**Task requirements**
Retype only what runs from the beginning of the data through the line with "Sans', Arial, 'Noto"; please omit the pictures and keep every line exact.
***** Provided data
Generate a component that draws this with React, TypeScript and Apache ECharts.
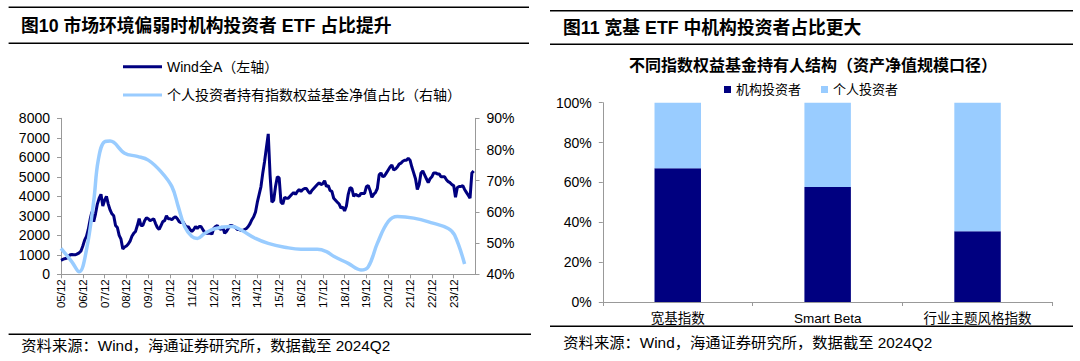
import React, { useEffect, useRef } from "react";
import * as echarts from "echarts";

const FONT = "'Liberation Sans', Arial, 'Noto Sans CJK SC', sans-serif";

// ---------- Left chart data ----------
// x tick labels (one per December, yy/12)
const xTickLabels = [
  "05/12", "06/12", "07/12", "08/12", "09/12", "10/12", "11/12", "12/12", "13/12",
  "14/12", "15/12", "16/12", "17/12", "18/12", "19/12", "20/12", "21/12", "22/12", "23/12",
];

// Wind All-A index, monthly, from 2005-12 (month 0) to 2024-11
const windAllA = [
  720,
  // 2006
  760, 800, 820, 900, 1000, 1010, 1000, 1000, 1050, 1100, 1200, 1450,
  // 2007
  1750, 1950, 2300, 2800, 3200, 2700, 3100, 3600, 3900, 4100, 3500, 3800,
  // 2008
  4000, 3600, 3300, 3100, 3000, 2500, 2400, 2000, 1800, 1300, 1400, 1450,
  // 2009
  1550, 1700, 1950, 2100, 2200, 2500, 2850, 2500, 2500, 2750, 2900, 2850,
  // 2010
  2750, 2800, 2850, 2600, 2400, 2300, 2500, 2700, 2750, 3000, 2850, 2850,
  // 2011
  2800, 2900, 2950, 2850, 2700, 2650, 2700, 2550, 2400, 2450, 2300, 2200,
  // 2012
  2300, 2450, 2350, 2450, 2450, 2300, 2150, 2100, 2100, 2150, 2050, 2350,
  // 2013
  2450, 2500, 2350, 2300, 2450, 2100, 2200, 2350, 2500, 2500, 2450, 2400,
  // 2014
  2300, 2300, 2250, 2250, 2300, 2350, 2450, 2600, 2800, 2950, 3200, 3700,
  // 2015
  4100, 4500, 5200, 5800, 6500, 7200, 5100, 3700, 3800, 4500, 5000, 4950,
  // 2016
  3700, 3600, 3950, 3900, 3900, 4000, 4100, 4200, 4100, 4250, 4350, 4250,
  // 2017
  4350, 4400, 4400, 4250, 4150, 4300, 4400, 4500, 4600, 4700, 4600, 4650,
  // 2018
  4800, 4500, 4550, 4300, 4250, 3900, 3800, 3700, 3600, 3400, 3450, 3250,
  // 2019
  3500, 4100, 4450, 4400, 4000, 4100, 4050, 4000, 4150, 4150, 4150, 4500,
  // 2020
  4550, 4300, 3950, 4100, 4200, 4400, 5100, 5200, 5000, 5050, 5200, 5350,
  // 2021
  5500, 5600, 5350, 5400, 5500, 5650, 5700, 5800, 5850, 5850, 5950, 5850,
  // 2022
  5500, 5200, 4900, 4350, 4600, 5200, 5300, 5100, 4900, 4700, 4900, 5000,
  // 2023
  5200, 5200, 5150, 5150, 5000, 5000, 5000, 4850, 4750, 4700, 4600, 4550,
  // 2024 Jan-Nov
  3950, 4450, 4500, 4500, 4550, 4350, 4200, 4050, 3900, 5200, 5300,
];

// Individual investors' share of index equity fund NAV (%), read at months since 2005-12
const retailMonths = [
  0, 6, 10, 14, 18, 20.5, 24, 27, 35, 42, 48, 55, 61, 64.5, 68, 72, 75, 79, 85, 94,
  99, 107, 114, 123, 132, 141, 146, 150, 158, 165, 169, 174, 180, 185, 194, 204, 213,
  216.5, 222,
];
const retailShare = [
  48.3, 44.0, 40.8, 47.8, 63.5, 76.6, 82.5, 82.7, 78.8, 77.8, 76.6, 72.9, 68.1, 61.7,
  55.3, 52.1, 51.5, 53.1, 54.7, 55.3, 54.2, 51.5, 49.9, 48.7, 48.0, 48.0, 47.3, 45.8,
  43.5, 41.4, 42.4, 49.9, 56.9, 58.5, 58.0, 56.5, 54.7, 52.6, 43.3,
];

// ---------- Right chart data ----------
const barCategories = ["宽基指数", "Smart Beta", "行业主题风格指数"];
const institutional = [67.1, 57.7, 35.5];
const individual = [32.9, 42.3, 64.5];

const lineName1 = "Wind全A（左轴）";
const lineName2 = "个人投资者持有指数权益基金净值占比（右轴）";
const barName1 = "机构投资者";
const barName2 = "个人投资者";

const NAVY = "#000080";
const LIGHT = "#99CCFF";
const AXIS = "#999999";

export default function App() {
  const ref = useRef<HTMLDivElement>(null);

  useEffect(() => {
    if (!ref.current) return;
    const chart = echarts.init(ref.current, undefined, { renderer: "svg" });

    const axisLine = { show: true, onZero: false, lineStyle: { color: AXIS, width: 1 } };
    const axisTick = { show: true, length: 4, inside: false, lineStyle: { color: AXIS } };
    const label = (size: number, margin: number) => ({
      fontSize: size,
      margin,
      color: "#000",
      fontFamily: FONT,
    });

    const text = (t: string, x: number, y: number, font: string, align = "left") => ({
      type: "text",
      style: { text: t, x, y, font, fill: "#000", align, verticalAlign: "middle" },
      silent: true,
    });
    const rule = (x1: number, x2: number, y: number) => ({
      type: "line",
      shape: { x1, y1: y, x2, y2: y },
      style: { stroke: "#000", lineWidth: 1.5 },
      silent: true,
    });

    chart.setOption({
      animation: false,
      textStyle: { fontFamily: FONT },
      grid: [
        { left: 61, top: 118.3, width: 414.5, height: 156 },
        { left: 602.8, top: 102.7, width: 449.7, height: 199.3 },
      ],
      xAxis: [
        {
          type: "value",
          gridIndex: 0,
          min: 0,
          max: 228,
          interval: 12,
          axisLine,
          axisTick,
          splitLine: { show: false },
          axisLabel: {
            ...label(11.5, 5),
            rotate: 90,
            showMaxLabel: false,
            formatter: (v: number) => xTickLabels[Math.round(v / 12)] ?? "",
          },
        },
        {
          type: "category",
          gridIndex: 1,
          data: barCategories,
          axisLine,
          axisTick,
          axisLabel: label(13.5, 10),
        },
      ],
      yAxis: [
        {
          type: "value",
          gridIndex: 0,
          position: "left",
          min: 0,
          max: 8000,
          interval: 1000,
          axisLine,
          axisTick,
          splitLine: { show: false },
          axisLabel: { ...label(14, 11), formatter: (v: number) => String(v) },
        },
        {
          type: "value",
          gridIndex: 0,
          position: "right",
          min: 40,
          max: 90,
          interval: 10,
          axisLine,
          axisTick,
          splitLine: { show: false },
          axisLabel: { ...label(14, 11), formatter: "{value}%" },
        },
        {
          type: "value",
          gridIndex: 1,
          min: 0,
          max: 100,
          interval: 20,
          axisLine,
          axisTick,
          splitLine: { show: false },
          axisLabel: { ...label(14, 11), formatter: "{value}%" },
        },
      ],
      legend: [
        {
          data: [lineName1, lineName2],
          orient: "vertical",
          left: 123,
          top: 59.7,
          padding: 0,
          icon: "rect",
          itemWidth: 39,
          itemHeight: 3,
          itemGap: 14.3,
          itemTextGap: 5,
          selectedMode: false,
          textStyle: { fontSize: 14, color: "#000", fontFamily: FONT, lineHeight: 14 },
        },
        {
          data: [barName1, barName2],
          orient: "horizontal",
          left: 724,
          top: 82.5,
          padding: 0,
          icon: "rect",
          itemWidth: 7,
          itemHeight: 7,
          itemGap: 20,
          itemTextGap: 2,
          selectedMode: false,
          textStyle: { fontSize: 13, color: "#000", fontFamily: FONT, lineHeight: 14 },
        },
      ],
      series: [
        {
          name: lineName1,
          type: "line",
          xAxisIndex: 0,
          yAxisIndex: 0,
          data: windAllA.map((v, i) => [i, v]),
          symbol: "none",
          lineStyle: { width: 3, color: NAVY },
          itemStyle: { color: NAVY },
        },
        {
          name: lineName2,
          type: "line",
          xAxisIndex: 0,
          yAxisIndex: 1,
          data: retailMonths.map((m, i) => [m, retailShare[i]]),
          smooth: 0.4,
          symbol: "none",
          lineStyle: { width: 3.5, color: LIGHT },
          itemStyle: { color: LIGHT },
        },
        {
          name: barName1,
          type: "bar",
          xAxisIndex: 1,
          yAxisIndex: 2,
          stack: "holders",
          barWidth: "31%",
          data: institutional,
          itemStyle: { color: NAVY },
        },
        {
          name: barName2,
          type: "bar",
          xAxisIndex: 1,
          yAxisIndex: 2,
          stack: "holders",
          barWidth: "31%",
          data: individual,
          itemStyle: { color: LIGHT },
        },
      ],
      graphic: [
        rule(8.6, 529, 7.3),
        rule(8.6, 529, 43.3),
        text("图10 市场环境偏弱时机构投资者 ETF 占比提升", 21, 25.7, `bold 17.8px ${FONT}`),
        rule(8.6, 531, 334.3),
        text("资料来源：Wind，海通证券研究所，数据截至 2024Q2", 21.3, 345, `15.3px ${FONT}`),
        rule(550, 1073, 10.7),
        rule(550, 1073, 44.3),
        text("图11 宽基 ETF 中机构投资者占比更大", 563, 27.8, `bold 17.8px ${FONT}`),
        text("不同指数权益基金持有人结构（资产净值规模口径）", 813, 65, `bold 16px ${FONT}`, "center"),
        rule(550, 1073, 326.3),
        text("资料来源：Wind，海通证券研究所，数据截至 2024Q2", 563.3, 342, `15.3px ${FONT}`),
      ],
    });

    return () => chart.dispose();
  }, []);

  return (
    <div
      ref={ref}
      style={{ position: "absolute", left: 0, top: 0, width: 1080, height: 361, background: "#fff" }}
    />
  );
}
**********
**Expected answer**
Generate a component that draws this with React, TypeScript and Apache ECharts.
import React, { useEffect, useRef } from "react";
import * as echarts from "echarts";

const FONT = "'Liberation Sans', Arial, 'Noto Sans CJK SC', sans-serif";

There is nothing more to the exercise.